As word placement can be quite slow for more than a few hundred words, the layout algorithm can be run asynchronously, with a configurable time step size. This makes it possible to animate words as they are placed without stuttering. It is recommended to always use a time step even without animations as it prevents the browser’s event loop from blocking while placing the words.
The layout algorithm itself is incredibly simple. For each word, starting with the most “important”:
Attempt to place the word at some starting point: usually near the middle, or somewhere on a central horizontal line.
If the word intersects with any previously placed words, move it one step along an increasing spiral. Repeat until no intersections are found.
The hard part is making it perform efficiently! According to Jonathan Feinberg, Wordle uses a combination of hierarchical bounding boxes and quadtrees to achieve reasonable speeds.
Glyphs in JavaScript
There isn’t a way to retrieve precise glyph shapes via the DOM, except perhaps for SVG fonts. Instead, we draw each word to a hidden canvas element, and retrieve the pixel data.
Retrieving the pixel data separately for each word is expensive, so we draw as many words as possible and then retrieve their pixels in a batch operation.
Sprites and Masks
My initial implementation performed collision detection using sprite masks. Once a word is placed, it doesn't move, so we can copy it to the appropriate position in a larger sprite representing the whole placement area.
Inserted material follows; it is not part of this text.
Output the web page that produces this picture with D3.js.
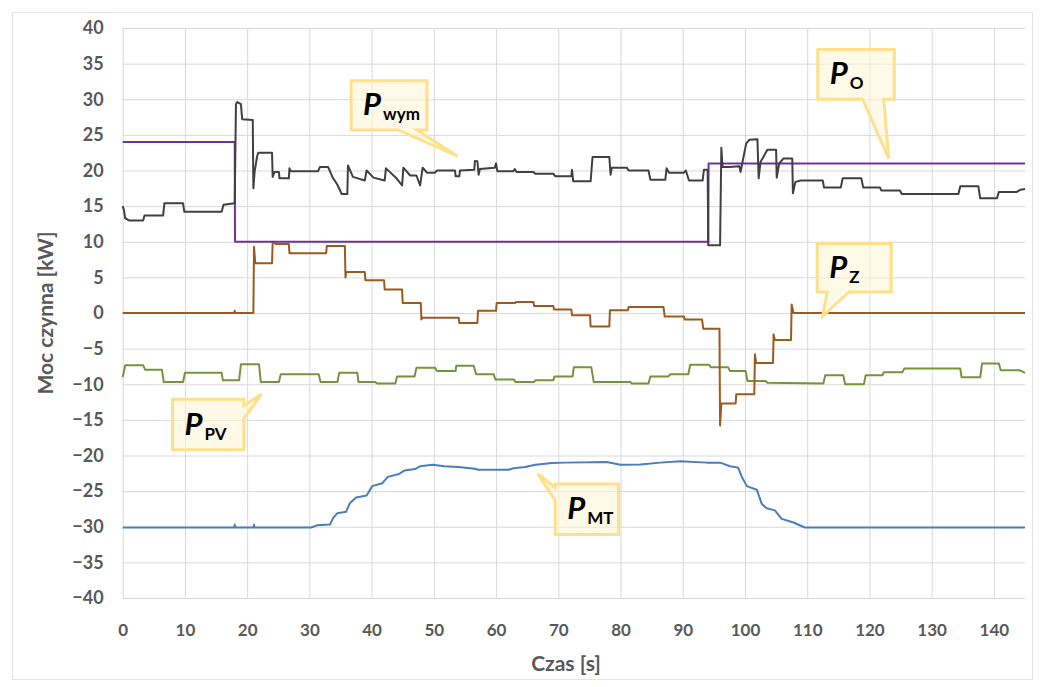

The advantage of this is that collision detection only involves comparing a candidate sprite with the relevant area of this larger sprite, rather than comparing with each previous word separately.
Somewhat surprisingly, a simple low-level hack made a tremendous difference: when constructing the sprite I compressed blocks of 32 1-bit pixels into 32-bit integers, thus reducing the number of checks (and memory) by 32 times.
In fact, this turned out to beat my hierarchical bounding box with quadtree implementation on everything I tried it on (even very large areas and font sizes). I think this is primarily because the sprite version only needs to perform a single collision test per candidate area, whereas the bounding box version has to compare with every other previously placed word that overlaps slightly with the candidate area.
Another possibility would be to merge a word’s tree with a single large tree once it is placed. I think this operation would be fairly expensive though compared with the analagous sprite mask operation, which is essentially ORing a whole block.